Beaverton rules blocked transfer, but Portland offered help


Gabrielle Van Steenberg was treated to a rock star’s reception on Monday upon her return to Lincoln High School.

The junior drama student — whose enrollment situation was the subject of a Sept. 20 Portland Tribune article — was given the green light to return to Lincoln through a little-known program for Portland Public Schools’ homeless students, called Title X.

Marti Heard, one of the program’s “community agents,” saw the article shortly after it ran and emailed the family Friday; Gabby was able to register at Lincoln in time for classes on Monday.

“Portland Public Schools was very responsive to us; it was just a matter of getting the right person to help us,” says Monica Van Steenberg, Gabby’s mother, who advocated for her daughter through a “Free Gabby” Facebook campaign over the summer.

After hearing from Heard, Van Steenberg wasn’t sure Gabby’s situation qualified, but was assured that it did.

The family’s apartment had been rented to another family, forcing them to move in three weeks during the summer.

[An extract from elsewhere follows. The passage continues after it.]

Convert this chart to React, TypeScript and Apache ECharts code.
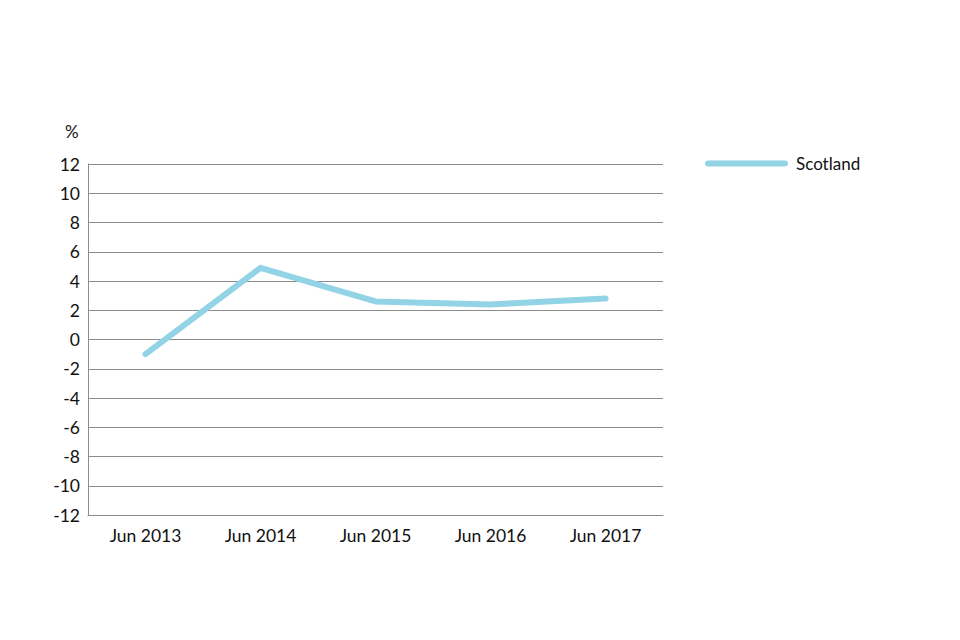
import { useEffect, useRef } from "react";
import * as echarts from "echarts";

const categories = ["Jun 2013", "Jun 2014", "Jun 2015", "Jun 2016", "Jun 2017"];
const scotland = [-1.0, 4.9, 2.6, 2.4, 2.8];
const seriesName = "Scotland";
const unitLabel = "%";

const lineColor = "#93d3e6";
const gridColor = "#8c8c8c";
const font = "Lato, 'Open Sans', sans-serif";

export default function App() {
  const chartRef = useRef<HTMLDivElement | null>(null);

  useEffect(() => {
    document.body.style.margin = "0";
    if (!chartRef.current) return;
    const chart = echarts.init(chartRef.current, undefined, { renderer: "svg" });

    chart.setOption({
      animation: false,
      textStyle: { fontFamily: font },
      grid: { left: 88, right: 297, top: 164, bottom: 125 },
      legend: {
        left: 700,
        top: 150,
        itemWidth: 77,
        itemHeight: 20,
        textStyle: { fontSize: 17, color: "#111", padding: [0, 0, 0, 6], fontFamily: font },
        lineStyle: { width: 6, cap: "round" },
        itemStyle: { opacity: 0 },
        data: [seriesName],
      },
      graphic: [
        {
          type: "text",
          left: 65,
          top: 123,
          style: { text: unitLabel, fontSize: 17, fill: "#111", fontFamily: font },
        },
      ],
      xAxis: {
        type: "category",
        data: categories,
        boundaryGap: true,
        axisLine: { onZero: false, lineStyle: { color: gridColor, width: 1 } },
        axisTick: { show: false },
        axisLabel: { color: "#111", fontSize: 17.5, margin: 11, fontFamily: font },
      },
      yAxis: {
        type: "value",
        min: -12,
        max: 12,
        interval: 2,
        axisLine: { show: true, lineStyle: { color: gridColor, width: 1 } },
        axisTick: { show: false },
        axisLabel: { color: "#111", fontSize: 17.5, margin: 8, fontFamily: font },
        splitLine: { lineStyle: { color: gridColor, width: 1 } },
      },
      series: [
        {
          name: seriesName,
          type: "line",
          data: scotland,
          symbol: "none",
          lineStyle: { color: lineColor, width: 6, cap: "round", join: "round" },
          itemStyle: { color: lineColor },
        },
      ],
    });

    return () => chart.dispose();
  }, []);

  return <div ref={chartRef} style={{ width: 960, height: 640 }} />;
}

After landing an apartment in the Beaverton School District, Beaverton denied Gabby’s transfer request to leave the district and did not allow any hardship appeal, which frustrated her family.

Gabby started the school year at Sunset High School, but longed for the continuity of her friends, teachers and the offerings at Lincoln, since she’d moved so much as a child due to her family’s housing circumstances.

Title X, a federally funded program, exists to help students whose housing situations are threatened.

One of the rights of homeless students, as protected by the Homeless Student Program, is for students to continue in the school that they last attended before becoming homeless.

Van Steenberg says she’s grateful for the public support during the whole process, and plans to speak out further against the new state law that put her daughter in enrollment limbo. The law tries to balance enrollment across seven Washington County districts.

“The Beaverton rule was supposed to benefit students, help them go to school where they want to,” she says. “But districts are no longer able to negotiate their own agreements. I think they should understand it’s not working the way they want it to work.”